Thomas Mann Fellows | 2023

Aug, Sep, Oct

Prof. Dr. Nikita Dhawan | Political Scientist

Nikita Dhawan | Image: TU Dresden
Nikita Dhawan | Image: TU Dresden

Nikita Dhawan, born 1972 in Thane/India, studied German Studies, Philosophy und Gender Studies at Mumbai University and Ruhr-University Bochum. She holds the Chair in Political Theory and History of Ideas at the Technical University Dresden. Her research and teaching focuses on global justice, human rights, democracy and decolonization.

Publications (Selection)
2023 | Rescuing the Enlightenment from the Europeans: Critical Theories of Decolonization (forthcoming).
2020 | Postkoloniale Theorie: Eine kritische Einführung. transcript Verlag (co-author, 3rd revised edition UTB)
2019 | Reimagining the State: Theoretical Challenges and Transformative Possibilities.
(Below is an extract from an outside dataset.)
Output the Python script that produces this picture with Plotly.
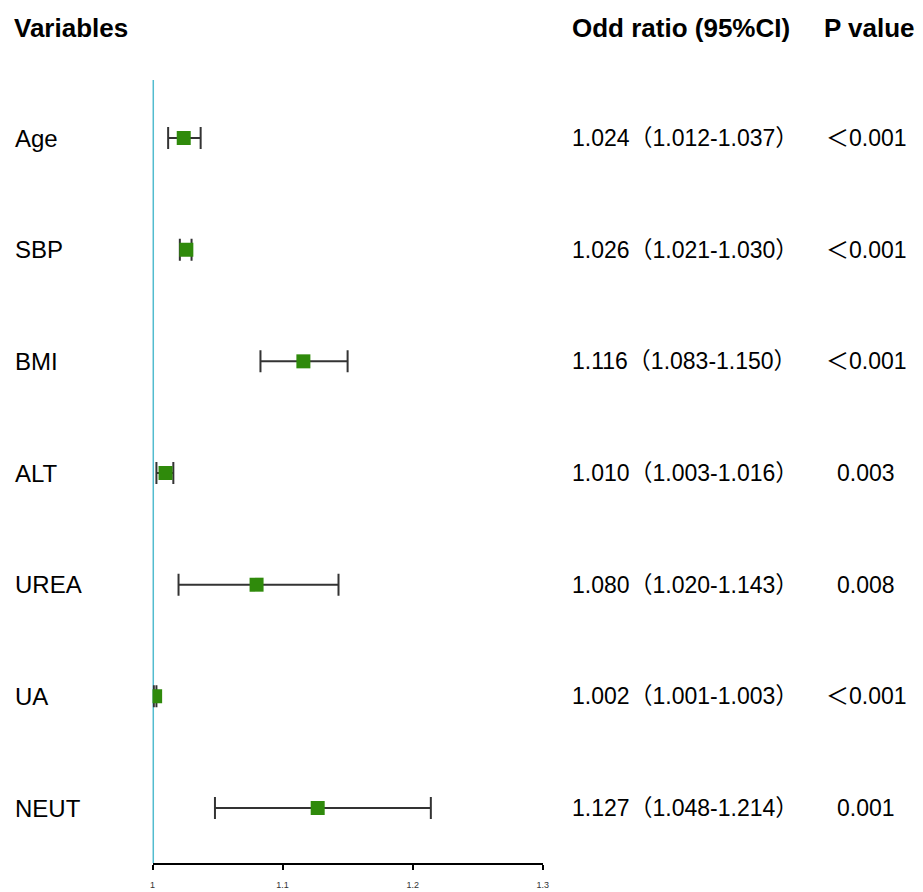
import plotly.graph_objects as go

variables = ["Age", "SBP", "BMI", "ALT", "UREA", "UA", "NEUT"]
odds = [1.024, 1.026, 1.116, 1.010, 1.080, 1.002, 1.127]
ci_low = [1.012, 1.021, 1.083, 1.003, 1.020, 1.001, 1.048]
ci_high = [1.037, 1.030, 1.150, 1.016, 1.143, 1.003, 1.214]
or_text = ["1.024（1.012-1.037）", "1.026（1.021-1.030）", "1.116（1.083-1.150）",
           "1.010（1.003-1.016）", "1.080（1.020-1.143）", "1.002（1.001-1.003）",
           "1.127（1.048-1.214）"]
p_text = ["＜0.001", "＜0.001", "＜0.001", "0.003", "0.008", "＜0.001", "0.001"]
x_ticks = [1, 1.1, 1.2, 1.3]

W, H = 923, 892
FONT = "Liberation Sans, Arial, Noto Sans CJK SC, sans-serif"

ypos = list(range(len(variables)))
err_plus = [h - o for h, o in zip(ci_high, odds)]
err_minus = [o - l for o, l in zip(odds, ci_low)]

fig = go.Figure()
fig.add_trace(go.Scatter(
    x=odds, y=ypos, mode="markers",
    marker=dict(symbol="square", size=14, color="#2F8A0B",
                line=dict(width=0)),
    error_x=dict(type="data", array=err_plus, arrayminus=err_minus,
                 color="#333333", thickness=2, width=11),
    showlegend=False, hoverinfo="skip",
))

x0_px, x1_px = 151, 545
y_top_px, y_bot_px = 80, 863
row0_px, row_step = 138, 111.67

y_top_val = (y_top_px - row0_px) / row_step
y_bot_val = (y_bot_px - row0_px) / row_step

fig.update_layout(
    width=W, height=H,
    margin=dict(l=0, r=0, t=0, b=0),
    paper_bgcolor="white", plot_bgcolor="white",
    font=dict(family=FONT, color="black"),
    xaxis=dict(
        domain=[x0_px / W, x1_px / W], range=[1, 1.3],
        tickvals=x_ticks, ticktext=["1", "1.1", "1.2", "1.3"],
        showgrid=False, zeroline=False,
        showline=True, linecolor="black", linewidth=2,
        ticks="outside", ticklen=5, tickwidth=2, tickcolor="black",
        tickfont=dict(size=9, color="#333333"), ticklabelstandoff=7,
    ),
    yaxis=dict(
        domain=[1 - y_bot_px / H, 1 - y_top_px / H],
        range=[y_bot_val, y_top_val],
        showgrid=False, zeroline=False, showline=False,
        showticklabels=False, ticks="",
    ),
)

fig.add_shape(type="line", xref="x", yref="paper", x0=1, x1=1,
              y0=1 - y_bot_px / H, y1=1 - y_top_px / H,
              line=dict(color="#52BCCF", width=3), layer="below")

ann = []
def add(text, xpx, ypx, size, bold=False, anchor="left"):
    ann.append(dict(
        text=f"<b>{text}</b>" if bold else text,
        x=xpx / W, y=1 - ypx / H, xref="paper", yref="paper",
        xanchor=anchor, yanchor="middle", showarrow=False,
        font=dict(size=size, family=FONT, color="black"),
    ))

add("Variables", 9, 28, 26, bold=True)
add("Odd ratio (95%CI)", 573, 28, 26, bold=True)
add("P value", 827, 28, 26, bold=True)

for i, v in enumerate(variables):
    ypx = row0_px + row_step * i
    add(v, 10, ypx, 24)
    add(or_text[i], 573, ypx, 23)
    add(p_text[i], 872, ypx, 23, anchor="center")

fig.update_layout(annotations=ann)
fig.write_html("out.html", post_script="document.body.style.margin='0';",
               config={"displayModeBar": False})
Routledge. (co-editor)
2017 | Difference that makes no Difference. The Non-Performativity of Intersectionality and Diversity. Wagadu. A Journal of Transnational Women's and Gender Studies. Vol. 16. (ed.)
2014 | Decolonizing Enlightenment: Transnational Justice, Human Rights and Democracy in a Postcolonial World. Barbara Budrich Verlag. (ed.)
2007 | Impossible Speech. On the Politics of Silence and Violence. Academia Verlag.

Awards (Selection)
2023 | Gerda-Henkel Visiting Professor, Stanford University
2017 | Käthe Leichter Award, Chamber of Labour Vienna
2007 | Maria-Goeppert-Mayer Guest Professor, Carl-von-Ossietzky University Oldenburg
 
Project description
Dealing with Disappointment: Aesthetic Enlightenment and the Art of Decolonization.
In times of multiple crises, it is imperative to (re)examine the mandate of art. What role can or should art play in the face of increasing social injustices? Can critical artistic practices facilitate transnational justice and democracy and protect and promote human rights? Or should art be inappropriate? Given that art functions within capitalist structures and coloniality, the role of artist:s and art institutions is ambivalent. To find answers to this pressing question, Nikita Dhawan and María do Mar Castro Varela, on the one hand, look at artivism, whose origins lie in the social movements of the 1970s and 1980s in Los Angeles and Berlin. They also explore whether and how aesthetic education can help us imagine a planetary future.